Pusher provides a range of parameters to modify the observation space, reward function, initial state, and termination condition. These parameters can be applied during gymnasium.make in the following way:

import gymnasium as gym
env = gym.make('Pusher-v5', xml_file=...)

Parameter

Type

Default

Description

xml_file

str

"pusher.xml"

Path to a MuJoCo model

reward_near_weight

float

0.5

Weight for reward_near term (see Rewards section)

reward_dist_weight

float

1

Weight for reward_dist term (see Rewards section)

reward_control_weight

float

0.1

Weight for reward_control term (see Rewards section)

Version History#

  • v5:

    • Minimum mujoco version is now 2.3.3.
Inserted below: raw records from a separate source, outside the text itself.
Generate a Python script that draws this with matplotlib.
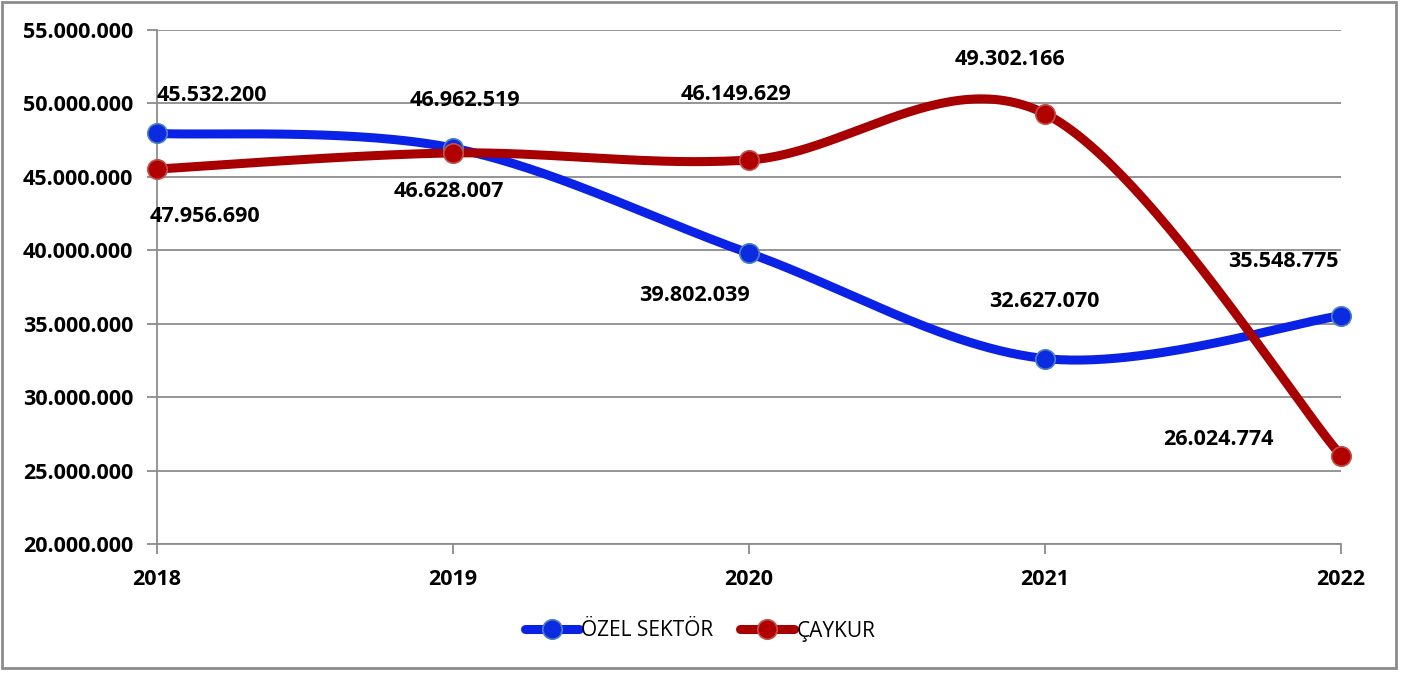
import matplotlib.pyplot as plt
from matplotlib.patches import Rectangle
from matplotlib.ticker import FuncFormatter
import numpy as np

plt.rcParams["font.family"] = ["Open Sans", "DejaVu Sans"]

years = [2018, 2019, 2020, 2021, 2022]
ozel = [47956690, 46962519, 39802039, 32627070, 35548775]
caykur = [45532200, 46628007, 46149629, 49302166, 26024774]
series_names = ["ÖZEL SEKTÖR", "ÇAYKUR"]

# label offsets in pixels (x, y up), Excel put them a bit all over the place
ozel_off = [(48, -83), (12, 48), (-55, -42), (-1, 57), (-58, 54)]
caykur_off = [(55, 74), (-4, -39), (-13, 65), (-35, 54), (-123, 16)]


def smooth(x, y, n=60):
    # Catmull-Rom like Excel's smoothed line
    x = np.asarray(x, float)
    y = np.asarray(y, float)
    px = np.concatenate([[x[0]], x, [x[-1]]])
    py = np.concatenate([[y[0]], y, [y[-1]]])
    xs, ys = [], []
    t = np.linspace(0, 1, n)
    for i in range(1, len(px) - 2):
        p0, p1, p2, p3 = (np.array([px[j], py[j]]) for j in (i - 1, i, i + 1, i + 2))
        c1 = p1 + (p2 - p0) / 6
        c2 = p2 - (p3 - p1) / 6
        b = ((1 - t) ** 3)[:, None] * p1 + (3 * (1 - t) ** 2 * t)[:, None] * c1 \
            + (3 * (1 - t) * t ** 2)[:, None] * c2 + (t ** 3)[:, None] * p2
        xs.append(b[:, 0])
        ys.append(b[:, 1])
    return np.concatenate(xs), np.concatenate(ys)


def fmt(v):
    return f"{int(v):,}".replace(",", ".")


fig = plt.figure(figsize=(14.03, 6.73), dpi=100)
ax = fig.add_axes([157 / 1403, 1 - 544 / 673, (1341 - 157) / 1403, (544 - 30) / 673])

styles = [
    dict(color="#0A22E6", mfc="#0A2BE0", mec="#4F81BD"),
    dict(color="#A80000", mfc="#B00000", mec="#C0504D"),
]

handles = []
for vals, offs, st, name in zip([ozel, caykur], [ozel_off, caykur_off], styles, series_names):
    sx, sy = smooth(years, vals)
    ax.plot(sx, sy, color=st["color"], lw=6.5, solid_capstyle="round", clip_on=False, zorder=3)
    ax.plot(years, vals, ls="none", marker="o", ms=14, mfc=st["mfc"], mec=st["mec"],
            mew=1.2, clip_on=False, zorder=4)
    h, = ax.plot([], [], color=st["color"], lw=6.5, solid_capstyle="round", marker="o", ms=14,
                 mfc=st["mfc"], mec=st["mec"], mew=1.2, label=name)
    handles.append(h)
    for x, v, (dx, dy) in zip(years, vals, offs):
        ax.annotate(fmt(v), (x, v), xytext=(dx, dy), textcoords="offset pixels",
                    ha="center", va="center", fontsize=15.5, fontweight="bold", color="#000000")

ax.set_xlim(2018, 2022)
ax.set_ylim(20000000, 55000000)
ax.set_xticks(years)
ax.set_yticks(np.arange(20000000, 55000001, 5000000))
ax.yaxis.set_major_formatter(FuncFormatter(lambda v, p: fmt(v)))
ax.grid(axis="y", color="#8C8C8C", lw=1.3)
ax.set_axisbelow(True)
for s in ["top", "right"]:
    ax.spines[s].set_visible(False)
for s in ["left", "bottom"]:
    ax.spines[s].set_color("#8C8C8C")
    ax.spines[s].set_linewidth(1.3)
ax.tick_params(axis="y", length=7, color="#8C8C8C", width=1.3, pad=10)
ax.tick_params(axis="x", length=7, color="#8C8C8C", width=1.3, pad=11)
for lab in ax.get_xticklabels() + ax.get_yticklabels():
    lab.set_fontsize(15.5)
    lab.set_fontweight("bold")

fig.legend(handles=handles, loc="center", bbox_to_anchor=(700 / 1403, 1 - 631 / 673), ncol=2,
           frameon=False, fontsize=15, handlelength=2.6, handletextpad=0.1, columnspacing=1.3)

fig.patches.append(Rectangle((2 / 1403, 5 / 673), 1394 / 1403, 666 / 673, transform=fig.transFigure,
                             fill=False, ec="#8C8C8C", lw=2))

fig.savefig("out.png", dpi=100)
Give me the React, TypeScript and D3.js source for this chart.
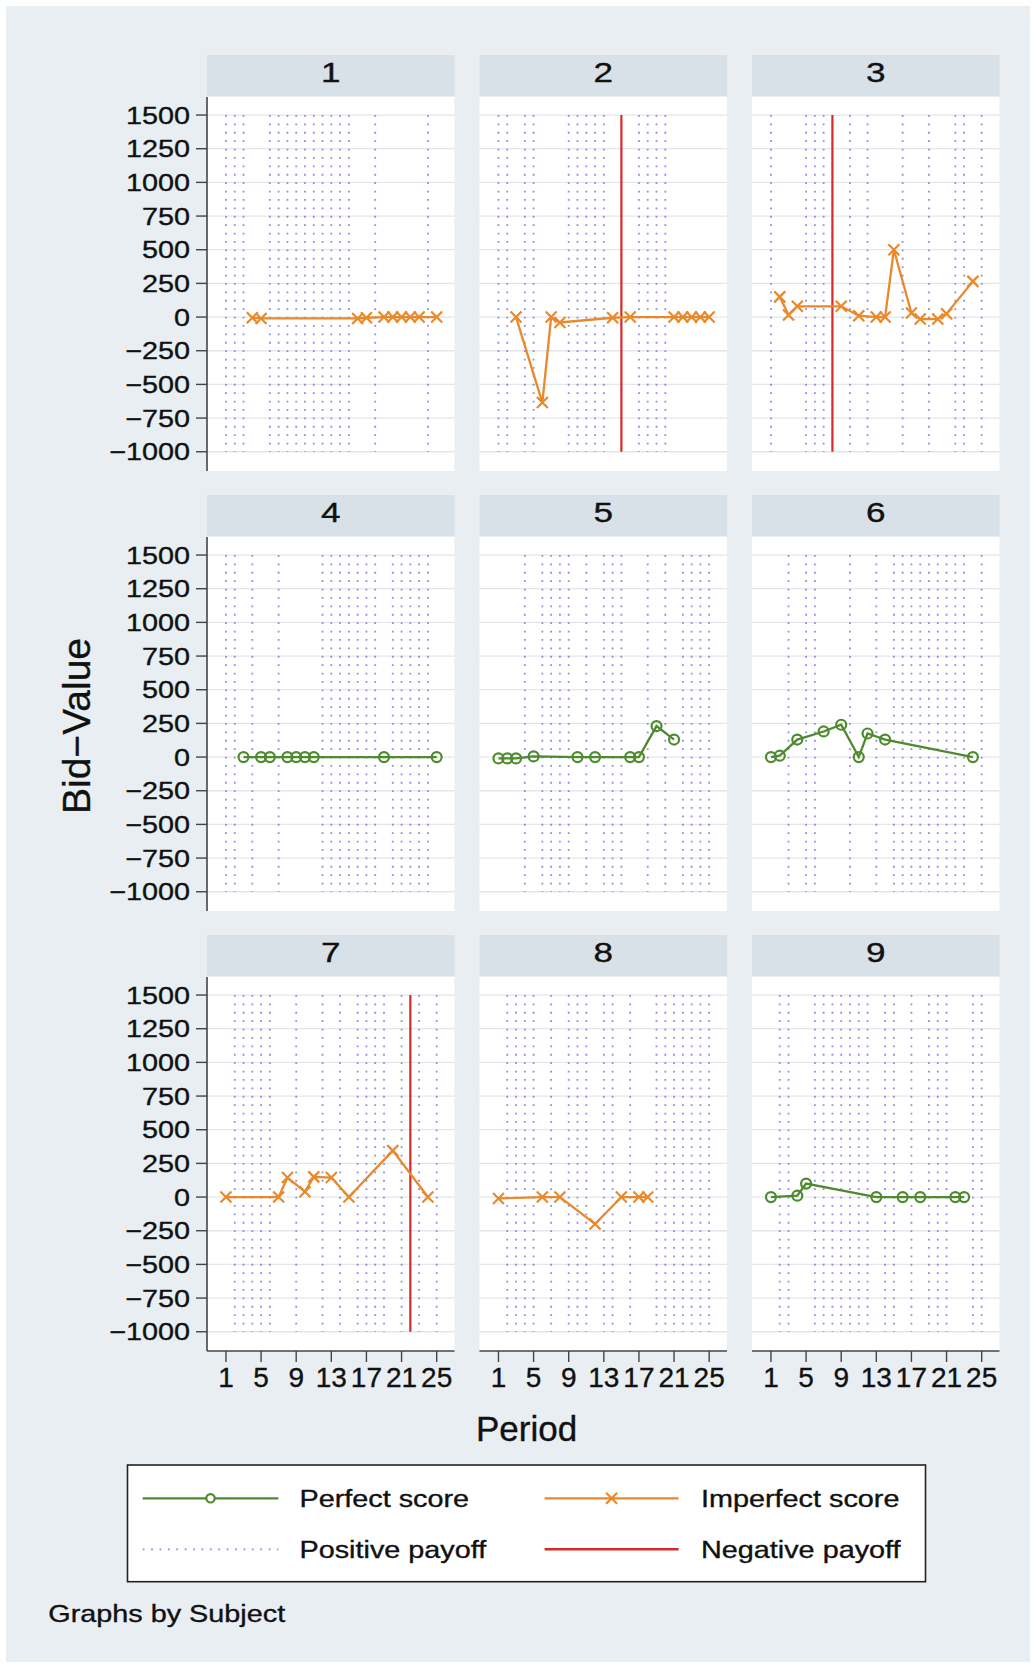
import React from 'react';
import * as d3 from 'd3';

// Bid-Value by period, one panel per subject
const subjects = [1, 2, 3, 4, 5, 6, 7, 8, 9];
const scoreType = ['imperfect', 'imperfect', 'imperfect', 'perfect', 'perfect', 'perfect', 'imperfect', 'imperfect', 'perfect'];

const bidPeriods = [
  [4, 5, 16, 17, 19, 20, 21, 22, 23, 25],
  [3, 6, 7, 8, 14, 16, 21, 22, 23, 24, 25],
  [2, 3, 4, 9, 11, 13, 14, 15, 17, 18, 20, 21, 24],
  [3, 5, 6, 8, 9, 10, 11, 19, 25],
  [1, 2, 3, 5, 10, 12, 16, 17, 19, 21],
  [1, 2, 4, 7, 9, 11, 12, 14, 24],
  [1, 7, 8, 10, 11, 13, 15, 20, 24],
  [1, 6, 8, 12, 15, 17, 18],
  [1, 4, 5, 13, 16, 18, 22, 23],
];
const bidValues = [
  [-5, -10, -10, -5, 0, 0, 0, 0, 0, 0],
  [0, -635, 0, -40, -5, 0, 0, 0, 0, 0, 0],
  [150, 15, 80, 80, 10, 0, 0, 500, 30, -15, -15, 25, 265],
  [0, 0, 0, 0, 0, 0, 0, 0, 0],
  [-10, -10, -10, 5, 0, 0, 0, 0, 230, 130],
  [0, 10, 130, 190, 240, 0, 175, 130, 0],
  [0, 0, 145, 40, 150, 145, 0, 345, 0],
  [-10, 0, 0, -200, 0, 0, 0],
  [0, 10, 100, 0, 0, 0, 0, 0],
];
const positivePayoff = [
  [1, 2, 3, 6, 7, 8, 9, 10, 11, 12, 13, 14, 15, 18, 24],
  [1, 2, 4, 5, 9, 10, 11, 12, 13, 17, 18, 19, 20],
  [1, 5, 6, 7, 10, 12, 16, 19, 22, 23, 25],
  [1, 2, 4, 7, 12, 13, 14, 15, 16, 17, 18, 20, 21, 22, 23, 24],
  [4, 6, 7, 8, 9, 11, 13, 14, 15, 18, 20, 22, 23, 24, 25],
  [3, 5, 6, 10, 13, 15, 16, 17, 18, 19, 20, 21, 22, 23, 25],
  [2, 3, 4, 5, 6, 9, 12, 14, 16, 17, 18, 19, 21, 23, 25],
  [2, 3, 4, 5, 7, 9, 10, 11, 13, 14, 16, 19, 20, 21, 22, 23, 24, 25],
  [2, 3, 6, 7, 8, 9, 10, 11, 12, 14, 15, 17, 19, 20, 21, 24, 25],
];
const negativePayoff = [[], [15], [8], [], [], [], [22], [], []];

const periodTicks = [1, 5, 9, 13, 17, 21, 25];
const valueTicks = [1500, 1250, 1000, 750, 500, 250, 0, -250, -500, -750, -1000];

const FONT = '"Liberation Sans", Arial, Helvetica, sans-serif';
const BG = '#e9eef2';
const STRIP = '#d8e1e8';
const GREEN = '#4e8a2e';
const ORANGE = '#e8892c';
const RED = '#d42a2a';
const DOT = '#8c8ce4';

const fmt = (v: number) => (v < 0 ? '\u2212' + Math.abs(v) : String(v));

const T: React.FC<{ x: number; y: number; size: number; sx?: number; anchor?: string; rotate?: number; children: React.ReactNode }> = ({ x, y, size, sx = 1, anchor = 'middle', rotate = 0, children }) => (
  <text
    transform={`translate(${x},${y}) rotate(${rotate}) scale(${sx},1)`}
    textAnchor={anchor}
    fontFamily={FONT}
    fontSize={size}
    fill="#111"
    stroke="#111"
    strokeWidth={0.35}
  >
    {children}
  </text>
);

const XMark = ({ cx, cy, color }: { cx: number; cy: number; color: string }) => (
  <path d={`M${cx - 5.5},${cy - 5.5}L${cx + 5.5},${cy + 5.5}M${cx - 5.5},${cy + 5.5}L${cx + 5.5},${cy - 5.5}`} stroke={color} strokeWidth={2.2} fill="none" />
);

export default function App() {
  const width = 1036;
  const height = 1668;
  const colLeft = [207, 479.5, 752];
  const rowTop = [97, 537, 977];
  const plotW = 247.5;
  const plotH = 374;

  const x = d3.scaleLinear().domain([-1.16, 27.03]).range([0, plotW]);
  const y = d3.scaleLinear().domain([-1143, 1634]).range([plotH, 0]);
  const line = d3.line<[number, number]>().x(d => x(d[0])).y(d => y(d[1]));

  return (
    <svg width={width} height={height} style={{ position: 'absolute', left: 0, top: 0, display: 'block' }}>
      <rect x={0} y={0} width={width} height={height} fill="#ffffff" />
      <rect x={6} y={6} width={width - 12} height={height - 12} fill={BG} />

      {subjects.map((s, i) => {
        const col = i % 3;
        const row = Math.floor(i / 3);
        const left = colLeft[col];
        const top = rowTop[row];
        const pts: [number, number][] = bidPeriods[i].map((p, k) => [p, bidValues[i][k]]);
        const perfect = scoreType[i] === 'perfect';
        const color = perfect ? GREEN : ORANGE;
        return (
          <g key={s} transform={`translate(${left},${top})`}>
            <rect x={0} y={-42} width={plotW} height={41} fill={STRIP} />
            <T x={plotW / 2} y={-15.5} size={27} sx={1.3}>{s}</T>
            <rect x={0} y={0} width={plotW} height={plotH} fill="#ffffff" />
            {valueTicks.map(v => (
              <line key={v} x1={0} x2={plotW} y1={y(v)} y2={y(v)} stroke="#e2e7eb" strokeWidth={1.3} />
            ))}
            {positivePayoff[i].map(p => (
              <line key={'p' + p} x1={x(p)} x2={x(p)} y1={y(1500)} y2={y(-1000)} stroke={DOT} strokeWidth={1.8} strokeDasharray="1.8 6.6" />
            ))}
            {negativePayoff[i].map(p => (
              <line key={'n' + p} x1={x(p)} x2={x(p)} y1={y(1500)} y2={y(-1000)} stroke={RED} strokeWidth={2.2} />
            ))}
            <path d={line(pts) || ''} fill="none" stroke={color} strokeWidth={2.3} />
            {pts.map((d, k) =>
              perfect ? (
                <circle key={k} cx={x(d[0])} cy={y(d[1])} r={5} fill="none" stroke={GREEN} strokeWidth={2.2} />
              ) : (
                <XMark key={k} cx={x(d[0])} cy={y(d[1])} color={ORANGE} />
              )
            )}
            {col === 0 && (
              <g>
                <line x1={0} x2={0} y1={0} y2={plotH} stroke="#444" strokeWidth={1.6} />
                {valueTicks.map(v => (
                  <g key={v}>
                    <line x1={-11} x2={0} y1={y(v)} y2={y(v)} stroke="#444" strokeWidth={1.4} />
                    <T x={-17} y={y(v) + 8.5} size={24} sx={1.2} anchor="end">{fmt(v)}</T>
                  </g>
                ))}
              </g>
            )}
            {row === 2 && (
              <g>
                <line x1={0} x2={plotW} y1={plotH} y2={plotH} stroke="#444" strokeWidth={1.6} />
                {periodTicks.map(p => (
                  <g key={p}>
                    <line x1={x(p)} x2={x(p)} y1={plotH} y2={plotH + 11} stroke="#444" strokeWidth={1.4} />
                    <T x={x(p)} y={plotH + 36} size={28}>{p}</T>
                  </g>
                ))}
              </g>
            )}
          </g>
        );
      })}

      <T x={90} y={726} size={39} rotate={-90}>Bid{'\u2212'}Value</T>
      <T x={526.5} y={1441} size={35}>Period</T>

      <g>
        <rect x={127.5} y={1465} width={798} height={116.7} fill="#ffffff" stroke="#222" strokeWidth={1.6} />
        <line x1={142.7} x2={278.3} y1={1498.3} y2={1498.3} stroke={GREEN} strokeWidth={2.3} />
        <circle cx={210.5} cy={1498.3} r={4.2} fill="#ffffff" stroke={GREEN} strokeWidth={2.2} />
        <T x={299.5} y={1507} size={24} sx={1.2} anchor="start">Perfect score</T>
        <line x1={544.6} x2={678.6} y1={1498.3} y2={1498.3} stroke={ORANGE} strokeWidth={2.3} />
        <XMark cx={611.6} cy={1498.3} color={ORANGE} />
        <T x={701} y={1507} size={24} sx={1.2} anchor="start">Imperfect score</T>
        <line x1={142.7} x2={278.3} y1={1549.3} y2={1549.3} stroke={DOT} strokeWidth={1.8} strokeDasharray="1.8 6.6" />
        <T x={299.5} y={1558} size={24} sx={1.2} anchor="start">Positive payoff</T>
        <line x1={544.6} x2={678.6} y1={1549.3} y2={1549.3} stroke={RED} strokeWidth={2.4} />
        <T x={701} y={1558} size={24} sx={1.2} anchor="start">Negative payoff</T>
      </g>

      <T x={48.3} y={1622} size={24} sx={1.2} anchor="start">Graphs by Subject</T>
    </svg>
  );
}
    • Added default_camera_config argument, a dictionary for setting the mj_camera properties, mainly useful for custom environments.

    • Added frame_skip argument, used to configure the dt (duration of step()), default varies by environment check environment documentation pages.

    • Added xml_file argument.

    • Fixed bug: reward_distance & reward_near was based on the state before the physics step, now it is based on the state after the physics step (related GitHub issue).

    • Added reward_near_weight, reward_dist_weight, reward_control_weight arguments to configure the reward function (defaults are effectively the same as in v4).

    • Fixed info["reward_ctrl"] not being multiplied by the reward weight.

    • Added info["reward_near"] which is equal to the reward term reward_near.

  • v4: All MuJoCo environments now use the MuJoCo bindings in mujoco >= 2.1.3.

  • v3: This environment does not have a v3 release.

  • v2: All continuous control environments now use mujoco-py >= 1.50.

  • v1: max_time_steps raised to 1000 for robot based tasks (not including pusher, which has a max_time_steps of 100). Added reward_threshold to environments.

  • v0: Initial versions release.